Task to complete:
Copy out all lines in the data below containing the string "that".

Data supplied:
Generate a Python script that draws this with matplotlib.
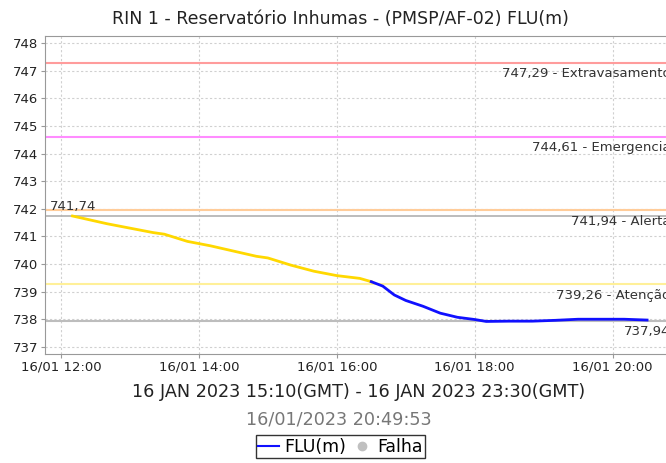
import matplotlib
matplotlib.use('Agg')
import matplotlib.pyplot as plt
import matplotlib.dates as mdates
from matplotlib.lines import Line2D
from datetime import datetime

# reading data (local time, 16/01/2023)
yellow_times = ['12:10', '12:40', '13:10', '13:20', '13:30', '13:50', '14:10', '14:30',
                '14:50', '15:00', '15:20', '15:40', '16:00', '16:20', '16:30']
yellow_vals = [741.74, 741.46, 741.22, 741.14, 741.08, 740.82, 740.66, 740.47,
               740.28, 740.22, 739.96, 739.74, 739.58, 739.48, 739.36]

blue_times = ['16:30', '16:40', '16:50', '17:00', '17:15', '17:30', '17:45', '18:00',
              '18:10', '18:30', '18:50', '19:10', '19:30', '19:50', '20:10', '20:30']
blue_vals = [739.36, 739.20, 738.88, 738.68, 738.47, 738.22, 738.07, 737.99,
             737.92, 737.93, 737.93, 737.96, 738.00, 738.00, 738.00, 737.97]

# reference levels
level_vals = [747.29, 744.61, 741.94, 739.26]
level_names = ['Extravasamento', 'Emergencia', 'Alerta', 'Atenção']
level_colors = ['#ff9c9c', '#ff8cff', '#ffcc99', '#fff099']
first_val = 741.74
last_val = 737.94

x_ticks = ['12:00', '14:00', '16:00', '18:00', '20:00']


def to_dt(s):
    return datetime.strptime('2023-01-16 ' + s, '%Y-%m-%d %H:%M')


def fmt(v):
    return f'{v:.2f}'.replace('.', ',')


fig = plt.figure(figsize=(6.66, 4.63), dpi=100)
ax = fig.add_axes([0.068, 0.2354, 0.945, 0.6868])

x_left = datetime(2023, 1, 16, 11, 46, 20)
x_right = datetime(2023, 1, 16, 20, 54, 0)
ax.set_xlim(x_left, x_right)
ax.set_ylim(736.74, 748.26)

ax.grid(True, color='#d0d0d0', linestyle=(0, (2, 2)), linewidth=0.8)
ax.set_axisbelow(True)

# level lines and their labels
for v, name, c in zip(level_vals, level_names, level_colors):
    ax.axhline(v, color=c, linewidth=1.5)
    ax.annotate(fmt(v) + ' - ' + name, xy=(x_right, v),
                xytext=(-3, -3), textcoords='offset points', ha='right', va='top',
                fontsize=9.5, color='#333333')

ax.axhline(first_val, color='#b0b0b0', linewidth=1.2)
ax.annotate(fmt(first_val), xy=(x_left, first_val),
            xytext=(3, 2), textcoords='offset points', ha='left', va='bottom',
            fontsize=9.5, color='#333333')
ax.axhline(last_val, color='#bdbdbd', linewidth=1.5)
ax.annotate(fmt(last_val), xy=(x_right, last_val),
            xytext=(-3, -3), textcoords='offset points', ha='right', va='top',
            fontsize=9.5, color='#333333')

ax.plot([to_dt(t) for t in yellow_times], yellow_vals, color='#ffd800', linewidth=2)
ax.plot([to_dt(t) for t in blue_times], blue_vals, color='#1010ff', linewidth=2)

ax.set_yticks(range(737, 749))
ax.set_xticks([to_dt(t) for t in x_ticks])
ax.xaxis.set_major_formatter(mdates.DateFormatter('16/01 %H:%M'))
ax.tick_params(labelsize=9.5, colors='#999999', labelcolor='#222222', length=3, pad=2)
for sp in ax.spines.values():
    sp.set_color('#999999')

fig.text(0.511, 0.958, 'RIN 1 - Reservatório Inhumas - (PMSP/AF-02) FLU(m)',
         ha='center', va='center', fontsize=12.5, color='#222222')
fig.text(0.539, 0.154, '16 JAN 2023 15:10(GMT) - 16 JAN 2023 23:30(GMT)',
         ha='center', va='center', fontsize=12.7, color='#222222')
fig.text(0.509, 0.093, '16/01/2023 20:49:53',
         ha='center', va='center', fontsize=12.7, color='#777777')

handles = [Line2D([], [], color='#1010ff', linewidth=1.5),
           Line2D([], [], color='#c0c0c0', marker='o', linestyle='none', markersize=6)]
leg = fig.legend(handles, ['FLU(m)', 'Falha'], loc='center', bbox_to_anchor=(0.5113, 0.035),
                 ncol=2, fontsize=12.5, frameon=True, fancybox=False, handlelength=1.2,
                 handletextpad=0.3, columnspacing=0.3, borderpad=0.15, borderaxespad=0)
leg.get_frame().set_edgecolor('black')
leg.get_frame().set_linewidth(1)

fig.savefig('out.png', dpi=100)
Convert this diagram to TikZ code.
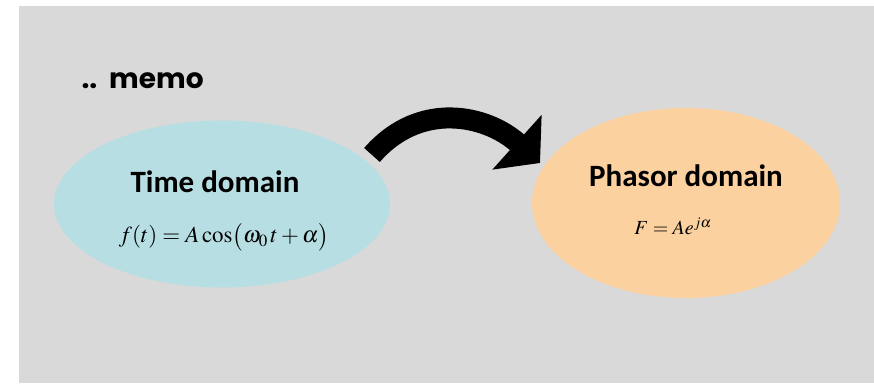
\documentclass[tikz,border=0pt]{standalone}
\usepackage{mathptmx}
\usepackage{fontspec}
\setmainfont{Carlito}
\newfontfamily\memofont{Poppins}
\usepackage{tikz}
\usetikzlibrary{positioning,arrows.meta,shapes.geometric}
\definecolor{backgr}{RGB}{217,217,217}
\definecolor{timecol}{RGB}{183,222,227}
\definecolor{phasorcol}{RGB}{251,209,160}
\tikzset{
  domainbox/.style={ellipse, inner sep=0pt},
  titletext/.style={font=\fontsize{31}{34}\selectfont\bfseries, anchor=base},
  formula/.style={font=\fontsize{23}{26}\selectfont}
}

\begin{document}
\begin{tikzpicture}[x=1pt,y=1pt]
  \useasboundingbox (0,0) rectangle (874,383);
  \fill[backgr] (19,0) rectangle (874,377);
  \node[font=\memofont\fontsize{28}{30}\selectfont\bfseries, anchor=base west] (memo) at (78,294) {..\ \ memo};
  % the two domains
  \node[domainbox, fill=timecol, minimum width=336, minimum height=167] (time) at (222,179) {};
  \node[domainbox, fill=phasorcol, minimum width=308, minimum height=190] (phasor) at (686,180) {};
  \node[titletext] (timetitle) at (215,190) {Time domain};
  \node[titletext] (phasortitle) at (686,196) {Phasor domain};
  \node[formula] (timeeq) at (224,146) {$f(t)=A\cos\bigl(\omega_0\, t+\alpha\bigr)$};
  \node[formula, font=\fontsize{20}{24}\selectfont] (phasoreq) at (673,157) {$F=Ae^{j\alpha}$};
  % curved arrow
  \coordinate (arrtail) at (372,228);
  \coordinate (arrtip) at (540,220);
  \draw[line width=21, -{Triangle[width=72,length=31]}]
    (arrtail) to[out=49, in=138, looseness=1.1] (arrtip);
\end{tikzpicture}
\end{document}
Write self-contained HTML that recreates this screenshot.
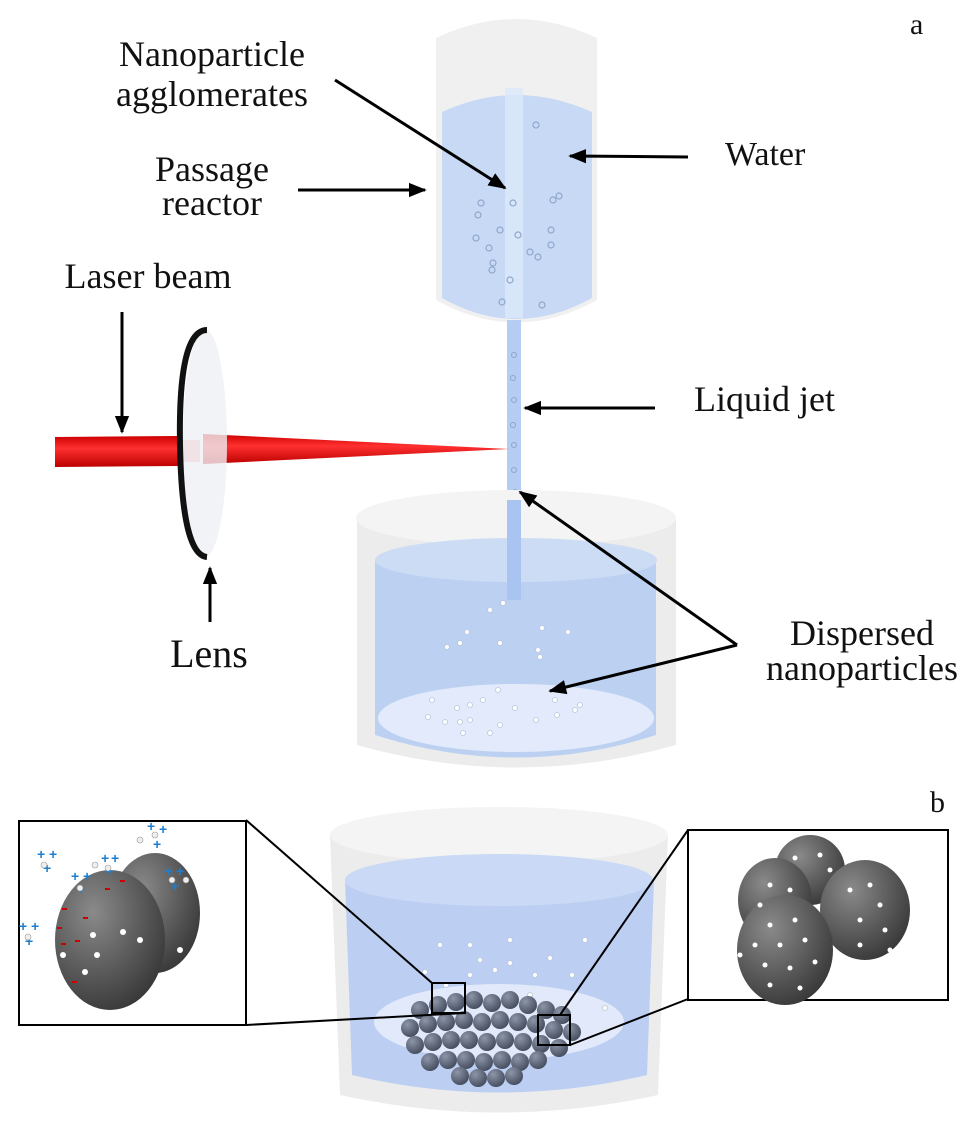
<!DOCTYPE html>
<html><head><meta charset="utf-8"><style>
html,body{margin:0;padding:0;background:#fff;width:980px;height:1124px;overflow:hidden}
svg text{font-family:"Liberation Serif",serif;fill:#111}
svg text.pl{fill:#1e7fd0;font-family:"Liberation Sans",sans-serif;font-size:14px;font-weight:bold}
</style></head><body>
<svg width="980" height="1124" viewBox="0 0 980 1124" xmlns="http://www.w3.org/2000/svg">
<defs>
<marker id="ah" viewBox="0 0 10 10" refX="9" refY="5" markerWidth="6" markerHeight="6" orient="auto"><path d="M0,1 L10,5 L0,9 Z" fill="#000"/></marker>
<linearGradient id="red" x1="0" y1="0" x2="0" y2="1"><stop offset="0" stop-color="#c00"/><stop offset="0.4" stop-color="#ff3030"/><stop offset="1" stop-color="#b00"/></linearGradient>
<radialGradient id="sph" cx="0.35" cy="0.3" r="0.8"><stop offset="0" stop-color="#8a8a8a"/><stop offset="1" stop-color="#333"/></radialGradient>
<radialGradient id="bsph" cx="0.35" cy="0.3" r="0.8"><stop offset="0" stop-color="#8d96a8"/><stop offset="1" stop-color="#3e4658"/></radialGradient>
</defs>

<!-- Reactor -->
<path d="M436,38 Q516,0 597,38 L597,300 Q516,345 436,300 Z" fill="#f0f0f0"/>
<path d="M442,112 Q516,78 592,112 L592,298 Q516,340 442,298 Z" fill="#c8d9f5"/>
<rect x="505" y="88" width="18" height="230" fill="#dce8fa" opacity="0.8"/>
<g fill="none" stroke="#8fa6cc" stroke-width="1.2">
<circle cx="536" cy="125" r="3"/><circle cx="481" cy="203" r="3"/><circle cx="478" cy="215" r="3"/><circle cx="513" cy="203" r="3"/><circle cx="553" cy="200" r="3"/><circle cx="559" cy="196" r="3"/><circle cx="500" cy="230" r="3"/><circle cx="476" cy="238" r="3"/><circle cx="489" cy="248" r="3"/><circle cx="551" cy="230" r="3"/><circle cx="551" cy="245" r="3"/><circle cx="530" cy="252" r="3"/><circle cx="538" cy="257" r="3"/><circle cx="493" cy="263" r="3"/><circle cx="492" cy="270" r="3"/><circle cx="510" cy="280" r="3"/><circle cx="502" cy="302" r="3"/><circle cx="542" cy="305" r="3"/><circle cx="518" cy="235" r="3"/>
</g>
<!-- jet -->
<rect x="507" y="320" width="14" height="280" fill="#b5cdf3"/>
<g fill="none" stroke="#8fa6cc" stroke-width="1"><circle cx="514" cy="355" r="2.5"/><circle cx="513" cy="378" r="2.5"/><circle cx="514" cy="400" r="2.5"/><circle cx="513" cy="425" r="2.5"/><circle cx="514" cy="445" r="2.5"/><circle cx="514" cy="470" r="2.5"/><circle cx="515" cy="492" r="2.5"/><circle cx="515" cy="520" r="2.5"/></g>

<!-- Beaker a -->
<path d="M357,520 L357,745 Q516,790 676,745 L676,520 Z" fill="#ececec"/>
<ellipse cx="516" cy="518" rx="160" ry="28" fill="#f4f4f4"/>
<path d="M375,560 L375,735 Q516,780 656,735 L656,560 Z" fill="#bcd1f2"/>
<ellipse cx="516" cy="560" rx="141" ry="22" fill="#cddcf5"/>
<ellipse cx="516" cy="718" rx="138" ry="34" fill="#e2eafb"/>
<rect x="507" y="500" width="14" height="100" fill="#a9c4f0"/>
<g fill="#fff" stroke="#b9c6dc" stroke-width="0.8">
<circle cx="503" cy="603" r="2.5"/><circle cx="490" cy="610" r="2.5"/><circle cx="467" cy="632" r="2.5"/><circle cx="447" cy="647" r="2.5"/><circle cx="460" cy="643" r="2.5"/><circle cx="500" cy="643" r="2.5"/><circle cx="538" cy="650" r="2.5"/><circle cx="568" cy="632" r="2.5"/><circle cx="542" cy="628" r="2.5"/><circle cx="540" cy="657" r="2.5"/><circle cx="432" cy="700" r="2.5"/><circle cx="457" cy="708" r="2.5"/><circle cx="470" cy="705" r="2.5"/><circle cx="483" cy="700" r="2.5"/><circle cx="498" cy="690" r="2.5"/><circle cx="515" cy="708" r="2.5"/><circle cx="555" cy="700" r="2.5"/><circle cx="575" cy="710" r="2.5"/><circle cx="428" cy="717" r="2.5"/><circle cx="445" cy="722" r="2.5"/><circle cx="460" cy="722" r="2.5"/><circle cx="470" cy="720" r="2.5"/><circle cx="500" cy="725" r="2.5"/><circle cx="536" cy="720" r="2.5"/><circle cx="557" cy="715" r="2.5"/><circle cx="580" cy="705" r="2.5"/><circle cx="490" cy="733" r="2.5"/><circle cx="463" cy="733" r="2.5"/>
</g>

<!-- Laser -->
<path d="M55,437 L178,436 L178,466 L55,467 Z" fill="url(#red)"/>
<path d="M180,440 L200,440 L200,462 L180,462 Z" fill="#ff7070" opacity="0.6"/>
<path d="M203,434 L510,449 L203,464 Z" fill="url(#red)"/>
<!-- Lens -->
<ellipse cx="205" cy="443" rx="22" ry="114" fill="#eef0f4" opacity="0.8"/>
<path d="M207,330 Q178,330 180,445 Q182,555 207,557" fill="none" stroke="#111" stroke-width="6"/>

<!-- Labels a -->
<text x="910" y="34" font-size="30">a</text>
<text x="212" y="66" font-size="36" text-anchor="middle">Nanoparticle</text>
<text x="212" y="106" font-size="36" text-anchor="middle">agglomerates</text>
<text x="212" y="181" font-size="36" text-anchor="middle">Passage</text>
<text x="212" y="215" font-size="36" text-anchor="middle">reactor</text>
<text x="725" y="165" font-size="34">Water</text>
<text x="148" y="288" font-size="36" text-anchor="middle">Laser beam</text>
<text x="694" y="411" font-size="36">Liquid jet</text>
<text x="209" y="667" font-size="40" text-anchor="middle">Lens</text>
<text x="862" y="645" font-size="36" text-anchor="middle">Dispersed</text>
<text x="862" y="680" font-size="36" text-anchor="middle">nanoparticles</text>

<g stroke="#000" stroke-width="3" marker-end="url(#ah)" fill="none">
<line x1="335" y1="80" x2="505" y2="188"/>
<line x1="298" y1="190" x2="425" y2="190"/>
<line x1="688" y1="157" x2="570" y2="156"/>
<line x1="122" y1="312" x2="122" y2="432"/>
<line x1="655" y1="408" x2="525" y2="408"/>
<line x1="210" y1="622" x2="210" y2="568"/>
<line x1="737" y1="645" x2="520" y2="492"/>
<line x1="737" y1="645" x2="550" y2="691"/>
</g>

<!-- Part b -->
<text x="930" y="812" font-size="30">b</text>
<path d="M330,835 L340,1095 Q500,1130 658,1095 L668,835 Z" fill="#ececec"/>
<ellipse cx="499" cy="835" rx="169" ry="28" fill="#f4f4f4"/>
<path d="M345,880 L352,1075 Q500,1110 647,1075 L654,880 Z" fill="#bccff2"/>
<ellipse cx="499" cy="880" rx="154" ry="26" fill="#cad9f5"/>
<ellipse cx="499" cy="1022" rx="125" ry="38" fill="#e1e9fa"/>
<g fill="#fff" stroke="#b9c6dc" stroke-width="0.8">
<circle cx="440" cy="945" r="2.5"/><circle cx="470" cy="945" r="2.5"/><circle cx="510" cy="940" r="2.5"/><circle cx="480" cy="960" r="2.5"/><circle cx="510" cy="963" r="2.5"/><circle cx="550" cy="958" r="2.5"/><circle cx="425" cy="972" r="2.5"/><circle cx="470" cy="975" r="2.5"/><circle cx="495" cy="970" r="2.5"/><circle cx="535" cy="975" r="2.5"/><circle cx="572" cy="975" r="2.5"/><circle cx="585" cy="940" r="2.5"/><circle cx="446" cy="985" r="2.5"/><circle cx="530" cy="995" r="2.5"/><circle cx="605" cy="1008" r="2.5"/>
</g>
<g fill="url(#bsph)">
<circle cx="420" cy="1010" r="9"/><circle cx="438" cy="1005" r="9"/><circle cx="456" cy="1002" r="9"/><circle cx="474" cy="1000" r="9"/><circle cx="492" cy="1003" r="9"/><circle cx="510" cy="1000" r="9"/><circle cx="528" cy="1005" r="9"/><circle cx="546" cy="1010" r="9"/><circle cx="562" cy="1015" r="9"/>
<circle cx="410" cy="1028" r="9"/><circle cx="428" cy="1024" r="9"/><circle cx="446" cy="1022" r="9"/><circle cx="464" cy="1020" r="9"/><circle cx="482" cy="1022" r="9"/><circle cx="500" cy="1020" r="9"/><circle cx="518" cy="1022" r="9"/><circle cx="536" cy="1024" r="9"/><circle cx="554" cy="1030" r="9"/><circle cx="572" cy="1032" r="9"/>
<circle cx="415" cy="1045" r="9"/><circle cx="433" cy="1042" r="9"/><circle cx="451" cy="1040" r="9"/><circle cx="469" cy="1040" r="9"/><circle cx="487" cy="1042" r="9"/><circle cx="505" cy="1040" r="9"/><circle cx="523" cy="1042" r="9"/><circle cx="541" cy="1044" r="9"/><circle cx="559" cy="1048" r="9"/>
<circle cx="430" cy="1062" r="9"/><circle cx="448" cy="1060" r="9"/><circle cx="466" cy="1060" r="9"/><circle cx="484" cy="1062" r="9"/><circle cx="502" cy="1060" r="9"/><circle cx="520" cy="1062" r="9"/><circle cx="538" cy="1060" r="9"/>
<circle cx="460" cy="1076" r="9"/><circle cx="478" cy="1078" r="9"/><circle cx="496" cy="1078" r="9"/><circle cx="514" cy="1076" r="9"/>
</g>
<g fill="none" stroke="#000" stroke-width="2">
<rect x="432" y="983" width="33" height="30"/>
<rect x="538" y="1015" width="32" height="30"/>
<line x1="246" y1="820" x2="432" y2="983"/>
<line x1="246" y1="1025" x2="465" y2="1013"/>
<line x1="688" y1="830" x2="560" y2="1015"/>
<line x1="688" y1="999" x2="570" y2="1045"/>
</g>
<rect x="19" y="821" width="227" height="204" fill="#fff" stroke="#000" stroke-width="2"/>
<rect x="688" y="830" width="260" height="170" fill="#fff" stroke="#000" stroke-width="2"/>
<!-- left inset -->
<ellipse cx="155" cy="913" rx="45" ry="60" fill="url(#sph)"/>
<ellipse cx="110" cy="940" rx="55" ry="70" fill="url(#sph)"/>
<g fill="#fff"><circle cx="93" cy="935" r="3"/><circle cx="63" cy="955" r="3"/><circle cx="123" cy="932" r="3"/><circle cx="85" cy="972" r="3"/><circle cx="50" cy="943" r="3"/><circle cx="140" cy="940" r="3"/><circle cx="180" cy="950" r="3"/><circle cx="97" cy="955" r="3"/></g>
<g fill="#c00"><rect x="62" y="908" width="5" height="2"/><rect x="83" y="917" width="5" height="2"/><rect x="57" y="927" width="5" height="2"/><rect x="61" y="943" width="5" height="2"/><rect x="75" y="940" width="5" height="2"/><rect x="72" y="981" width="5" height="2"/><rect x="120" y="880" width="5" height="2"/><rect x="105" y="888" width="5" height="2"/></g>
<g>
<text class="pl" x="147" y="831">+</text><text class="pl" x="159" y="834">+</text><text class="pl" x="153" y="849">+</text>
<text class="pl" x="37" y="859">+</text><text class="pl" x="49" y="859">+</text><text class="pl" x="43" y="873">+</text>
<text class="pl" x="71" y="881">+</text><text class="pl" x="83" y="881">+</text><text class="pl" x="77" y="894">+</text>
<text class="pl" x="101" y="863">+</text><text class="pl" x="111" y="863">+</text><text class="pl" x="105" y="876">+</text>
<text class="pl" x="164" y="876">+</text><text class="pl" x="176" y="876">+</text><text class="pl" x="171" y="891">+</text>
<text class="pl" x="19" y="931">+</text><text class="pl" x="31" y="931">+</text><text class="pl" x="25" y="946">+</text>
</g>
<g fill="#eee" stroke="#999" stroke-width="0.6"><circle cx="155" cy="835" r="3"/><circle cx="44" cy="865" r="3"/><circle cx="80" cy="888" r="3"/><circle cx="108" cy="868" r="3"/><circle cx="172" cy="880" r="3"/><circle cx="28" cy="937" r="3"/><circle cx="140" cy="840" r="3"/><circle cx="186" cy="880" r="3"/><circle cx="95" cy="865" r="3"/></g>
<!-- right inset -->
<ellipse cx="810" cy="870" rx="35" ry="35" fill="url(#sph)"/>
<ellipse cx="775" cy="900" rx="37" ry="42" fill="url(#sph)"/>
<ellipse cx="865" cy="910" rx="45" ry="50" fill="url(#sph)"/>
<ellipse cx="785" cy="950" rx="48" ry="55" fill="url(#sph)"/>
<g fill="#fff">
<circle cx="795" cy="858" r="2.5"/><circle cx="820" cy="855" r="2.5"/><circle cx="830" cy="870" r="2.5"/><circle cx="770" cy="885" r="2.5"/><circle cx="790" cy="890" r="2.5"/><circle cx="760" cy="905" r="2.5"/><circle cx="850" cy="890" r="2.5"/><circle cx="870" cy="885" r="2.5"/><circle cx="880" cy="905" r="2.5"/><circle cx="860" cy="920" r="2.5"/><circle cx="885" cy="930" r="2.5"/><circle cx="860" cy="945" r="2.5"/><circle cx="890" cy="950" r="2.5"/>
<circle cx="770" cy="925" r="2.5"/><circle cx="795" cy="920" r="2.5"/><circle cx="755" cy="945" r="2.5"/><circle cx="780" cy="945" r="2.5"/><circle cx="805" cy="940" r="2.5"/><circle cx="765" cy="965" r="2.5"/><circle cx="790" cy="968" r="2.5"/><circle cx="815" cy="962" r="2.5"/><circle cx="770" cy="985" r="2.5"/><circle cx="800" cy="988" r="2.5"/><circle cx="740" cy="955" r="2.5"/>
</g>
</svg>
</body></html>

Task answer:
Generate a Python script that draws this with matplotlib.
Write self-contained HTML that recreates this screenshot.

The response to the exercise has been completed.